### DATA SECTION:
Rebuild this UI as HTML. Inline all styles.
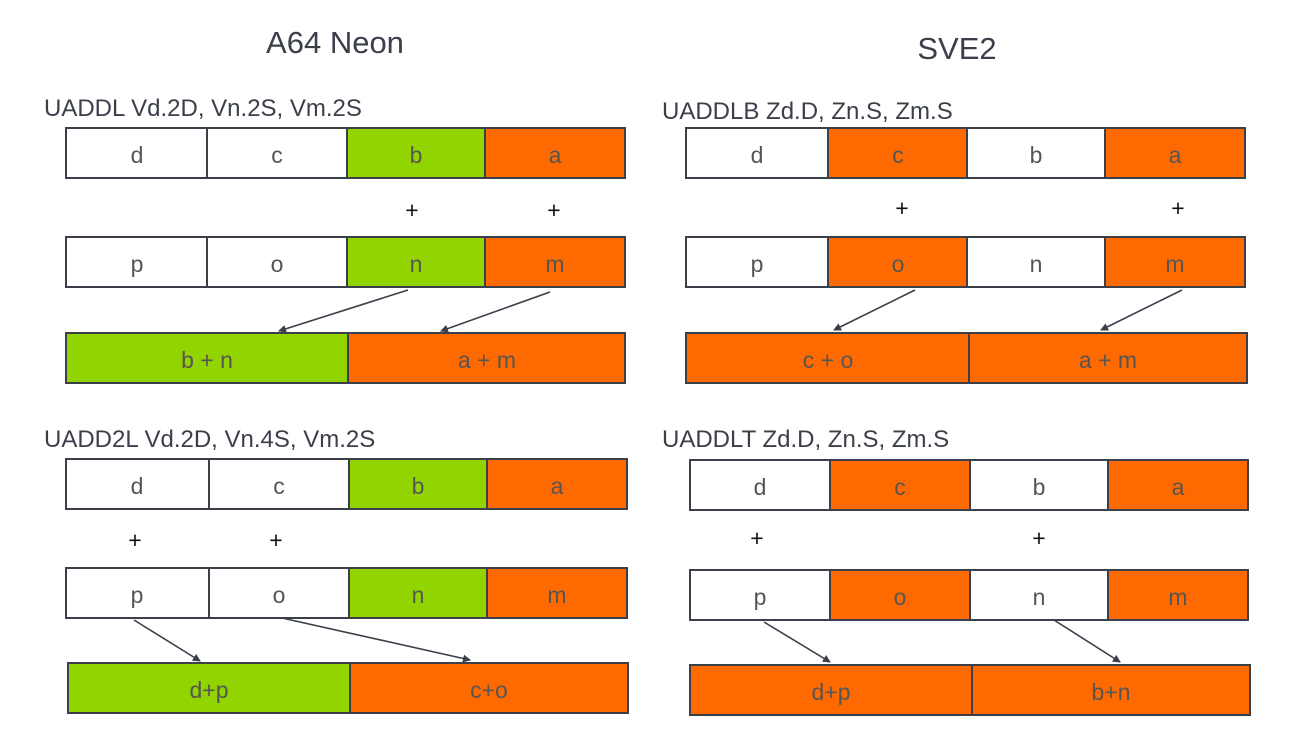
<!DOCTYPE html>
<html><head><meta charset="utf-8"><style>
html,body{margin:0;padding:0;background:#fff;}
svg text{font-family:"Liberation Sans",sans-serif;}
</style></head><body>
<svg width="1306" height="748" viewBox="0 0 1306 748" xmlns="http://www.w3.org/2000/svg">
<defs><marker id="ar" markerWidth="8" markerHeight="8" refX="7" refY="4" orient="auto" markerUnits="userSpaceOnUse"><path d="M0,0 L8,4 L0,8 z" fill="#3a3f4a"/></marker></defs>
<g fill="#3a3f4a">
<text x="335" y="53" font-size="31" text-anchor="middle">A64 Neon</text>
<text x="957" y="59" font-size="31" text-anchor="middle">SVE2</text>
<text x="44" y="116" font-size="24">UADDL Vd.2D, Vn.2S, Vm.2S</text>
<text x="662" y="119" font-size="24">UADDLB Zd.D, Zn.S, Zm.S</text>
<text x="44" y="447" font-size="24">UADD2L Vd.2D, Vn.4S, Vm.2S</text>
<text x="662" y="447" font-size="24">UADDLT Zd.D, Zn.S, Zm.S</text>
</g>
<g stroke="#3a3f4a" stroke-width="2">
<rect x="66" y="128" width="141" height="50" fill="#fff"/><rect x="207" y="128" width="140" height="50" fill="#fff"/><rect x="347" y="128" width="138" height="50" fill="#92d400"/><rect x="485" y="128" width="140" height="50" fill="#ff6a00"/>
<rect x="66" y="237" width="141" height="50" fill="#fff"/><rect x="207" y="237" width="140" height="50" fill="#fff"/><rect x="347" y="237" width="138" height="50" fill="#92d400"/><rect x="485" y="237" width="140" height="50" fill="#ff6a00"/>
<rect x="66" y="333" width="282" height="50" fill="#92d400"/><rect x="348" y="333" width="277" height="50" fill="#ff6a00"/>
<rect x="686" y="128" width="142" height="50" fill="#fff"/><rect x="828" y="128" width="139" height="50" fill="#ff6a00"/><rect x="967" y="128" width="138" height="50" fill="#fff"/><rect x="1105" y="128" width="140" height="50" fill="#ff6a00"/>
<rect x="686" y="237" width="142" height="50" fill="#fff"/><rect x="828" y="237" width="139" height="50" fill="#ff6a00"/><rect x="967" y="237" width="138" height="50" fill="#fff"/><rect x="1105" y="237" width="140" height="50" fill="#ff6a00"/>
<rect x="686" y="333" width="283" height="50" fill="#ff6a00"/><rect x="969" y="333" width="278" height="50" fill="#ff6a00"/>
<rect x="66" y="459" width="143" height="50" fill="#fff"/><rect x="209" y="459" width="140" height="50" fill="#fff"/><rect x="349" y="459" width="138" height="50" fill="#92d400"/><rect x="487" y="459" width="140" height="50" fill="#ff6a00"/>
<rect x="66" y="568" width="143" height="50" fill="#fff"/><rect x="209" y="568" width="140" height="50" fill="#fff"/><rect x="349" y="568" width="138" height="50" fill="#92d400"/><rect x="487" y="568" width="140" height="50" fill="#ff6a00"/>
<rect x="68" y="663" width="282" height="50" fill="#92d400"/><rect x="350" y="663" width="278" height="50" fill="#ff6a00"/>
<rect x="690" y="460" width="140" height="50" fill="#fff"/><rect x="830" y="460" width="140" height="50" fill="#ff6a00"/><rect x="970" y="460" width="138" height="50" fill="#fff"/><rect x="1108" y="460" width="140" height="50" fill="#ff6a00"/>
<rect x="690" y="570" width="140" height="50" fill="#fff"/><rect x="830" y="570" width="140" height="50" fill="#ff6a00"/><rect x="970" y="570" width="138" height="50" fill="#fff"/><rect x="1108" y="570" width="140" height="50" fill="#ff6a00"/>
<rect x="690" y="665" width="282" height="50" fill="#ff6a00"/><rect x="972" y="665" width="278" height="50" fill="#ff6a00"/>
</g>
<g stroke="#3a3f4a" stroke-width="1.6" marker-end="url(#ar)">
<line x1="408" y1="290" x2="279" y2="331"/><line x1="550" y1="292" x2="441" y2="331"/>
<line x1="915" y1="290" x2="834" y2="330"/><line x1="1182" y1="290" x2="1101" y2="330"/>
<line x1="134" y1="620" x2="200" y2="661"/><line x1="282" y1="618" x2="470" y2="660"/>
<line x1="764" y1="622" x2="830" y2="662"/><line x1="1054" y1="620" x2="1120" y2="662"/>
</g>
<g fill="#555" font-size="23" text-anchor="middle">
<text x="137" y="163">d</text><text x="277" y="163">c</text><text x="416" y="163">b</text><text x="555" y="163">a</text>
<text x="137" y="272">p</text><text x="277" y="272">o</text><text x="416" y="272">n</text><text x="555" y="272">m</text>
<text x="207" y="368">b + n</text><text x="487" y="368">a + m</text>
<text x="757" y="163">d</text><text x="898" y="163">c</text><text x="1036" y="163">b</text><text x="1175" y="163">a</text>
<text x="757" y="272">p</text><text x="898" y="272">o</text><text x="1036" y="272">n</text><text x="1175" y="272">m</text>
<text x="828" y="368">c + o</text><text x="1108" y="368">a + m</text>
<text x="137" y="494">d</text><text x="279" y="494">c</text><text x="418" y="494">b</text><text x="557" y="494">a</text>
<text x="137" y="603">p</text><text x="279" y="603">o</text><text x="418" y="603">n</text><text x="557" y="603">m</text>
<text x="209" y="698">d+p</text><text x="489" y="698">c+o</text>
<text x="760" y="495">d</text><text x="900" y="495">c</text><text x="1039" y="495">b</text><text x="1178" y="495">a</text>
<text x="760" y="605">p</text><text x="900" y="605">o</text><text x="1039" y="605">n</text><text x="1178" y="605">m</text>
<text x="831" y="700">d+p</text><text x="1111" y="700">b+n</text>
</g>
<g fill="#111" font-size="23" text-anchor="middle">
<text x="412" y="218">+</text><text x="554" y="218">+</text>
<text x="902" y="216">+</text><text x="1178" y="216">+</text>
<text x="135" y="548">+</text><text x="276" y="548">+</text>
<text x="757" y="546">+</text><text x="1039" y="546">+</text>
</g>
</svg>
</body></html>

### WRITTEN EXERCISE:
Return the full material word for word. Do not include the pictures.

### RESULT OF THIS EXERCISE:
Rebuild this UI as HTML. Inline all styles.
<!DOCTYPE html>
<html><head><meta charset="utf-8"><style>
html,body{margin:0;padding:0;background:#fff;}
svg text{font-family:"Liberation Sans",sans-serif;}
</style></head><body>
<svg width="1306" height="748" viewBox="0 0 1306 748" xmlns="http://www.w3.org/2000/svg">
<defs><marker id="ar" markerWidth="8" markerHeight="8" refX="7" refY="4" orient="auto" markerUnits="userSpaceOnUse"><path d="M0,0 L8,4 L0,8 z" fill="#3a3f4a"/></marker></defs>
<g fill="#3a3f4a">
<text x="335" y="53" font-size="31" text-anchor="middle">A64 Neon</text>
<text x="957" y="59" font-size="31" text-anchor="middle">SVE2</text>
<text x="44" y="116" font-size="24">UADDL Vd.2D, Vn.2S, Vm.2S</text>
<text x="662" y="119" font-size="24">UADDLB Zd.D, Zn.S, Zm.S</text>
<text x="44" y="447" font-size="24">UADD2L Vd.2D, Vn.4S, Vm.2S</text>
<text x="662" y="447" font-size="24">UADDLT Zd.D, Zn.S, Zm.S</text>
</g>
<g stroke="#3a3f4a" stroke-width="2">
<rect x="66" y="128" width="141" height="50" fill="#fff"/><rect x="207" y="128" width="140" height="50" fill="#fff"/><rect x="347" y="128" width="138" height="50" fill="#92d400"/><rect x="485" y="128" width="140" height="50" fill="#ff6a00"/>
<rect x="66" y="237" width="141" height="50" fill="#fff"/><rect x="207" y="237" width="140" height="50" fill="#fff"/><rect x="347" y="237" width="138" height="50" fill="#92d400"/><rect x="485" y="237" width="140" height="50" fill="#ff6a00"/>
<rect x="66" y="333" width="282" height="50" fill="#92d400"/><rect x="348" y="333" width="277" height="50" fill="#ff6a00"/>
<rect x="686" y="128" width="142" height="50" fill="#fff"/><rect x="828" y="128" width="139" height="50" fill="#ff6a00"/><rect x="967" y="128" width="138" height="50" fill="#fff"/><rect x="1105" y="128" width="140" height="50" fill="#ff6a00"/>
<rect x="686" y="237" width="142" height="50" fill="#fff"/><rect x="828" y="237" width="139" height="50" fill="#ff6a00"/><rect x="967" y="237" width="138" height="50" fill="#fff"/><rect x="1105" y="237" width="140" height="50" fill="#ff6a00"/>
<rect x="686" y="333" width="283" height="50" fill="#ff6a00"/><rect x="969" y="333" width="278" height="50" fill="#ff6a00"/>
<rect x="66" y="459" width="143" height="50" fill="#fff"/><rect x="209" y="459" width="140" height="50" fill="#fff"/><rect x="349" y="459" width="138" height="50" fill="#92d400"/><rect x="487" y="459" width="140" height="50" fill="#ff6a00"/>
<rect x="66" y="568" width="143" height="50" fill="#fff"/><rect x="209" y="568" width="140" height="50" fill="#fff"/><rect x="349" y="568" width="138" height="50" fill="#92d400"/><rect x="487" y="568" width="140" height="50" fill="#ff6a00"/>
<rect x="68" y="663" width="282" height="50" fill="#92d400"/><rect x="350" y="663" width="278" height="50" fill="#ff6a00"/>
<rect x="690" y="460" width="140" height="50" fill="#fff"/><rect x="830" y="460" width="140" height="50" fill="#ff6a00"/><rect x="970" y="460" width="138" height="50" fill="#fff"/><rect x="1108" y="460" width="140" height="50" fill="#ff6a00"/>
<rect x="690" y="570" width="140" height="50" fill="#fff"/><rect x="830" y="570" width="140" height="50" fill="#ff6a00"/><rect x="970" y="570" width="138" height="50" fill="#fff"/><rect x="1108" y="570" width="140" height="50" fill="#ff6a00"/>
<rect x="690" y="665" width="282" height="50" fill="#ff6a00"/><rect x="972" y="665" width="278" height="50" fill="#ff6a00"/>
</g>
<g stroke="#3a3f4a" stroke-width="1.6" marker-end="url(#ar)">
<line x1="408" y1="290" x2="279" y2="331"/><line x1="550" y1="292" x2="441" y2="331"/>
<line x1="915" y1="290" x2="834" y2="330"/><line x1="1182" y1="290" x2="1101" y2="330"/>
<line x1="134" y1="620" x2="200" y2="661"/><line x1="282" y1="618" x2="470" y2="660"/>
<line x1="764" y1="622" x2="830" y2="662"/><line x1="1054" y1="620" x2="1120" y2="662"/>
</g>
<g fill="#555" font-size="23" text-anchor="middle">
<text x="137" y="163">d</text><text x="277" y="163">c</text><text x="416" y="163">b</text><text x="555" y="163">a</text>
<text x="137" y="272">p</text><text x="277" y="272">o</text><text x="416" y="272">n</text><text x="555" y="272">m</text>
<text x="207" y="368">b + n</text><text x="487" y="368">a + m</text>
<text x="757" y="163">d</text><text x="898" y="163">c</text><text x="1036" y="163">b</text><text x="1175" y="163">a</text>
<text x="757" y="272">p</text><text x="898" y="272">o</text><text x="1036" y="272">n</text><text x="1175" y="272">m</text>
<text x="828" y="368">c + o</text><text x="1108" y="368">a + m</text>
<text x="137" y="494">d</text><text x="279" y="494">c</text><text x="418" y="494">b</text><text x="557" y="494">a</text>
<text x="137" y="603">p</text><text x="279" y="603">o</text><text x="418" y="603">n</text><text x="557" y="603">m</text>
<text x="209" y="698">d+p</text><text x="489" y="698">c+o</text>
<text x="760" y="495">d</text><text x="900" y="495">c</text><text x="1039" y="495">b</text><text x="1178" y="495">a</text>
<text x="760" y="605">p</text><text x="900" y="605">o</text><text x="1039" y="605">n</text><text x="1178" y="605">m</text>
<text x="831" y="700">d+p</text><text x="1111" y="700">b+n</text>
</g>
<g fill="#111" font-size="23" text-anchor="middle">
<text x="412" y="218">+</text><text x="554" y="218">+</text>
<text x="902" y="216">+</text><text x="1178" y="216">+</text>
<text x="135" y="548">+</text><text x="276" y="548">+</text>
<text x="757" y="546">+</text><text x="1039" y="546">+</text>
</g>
</svg>
</body></html>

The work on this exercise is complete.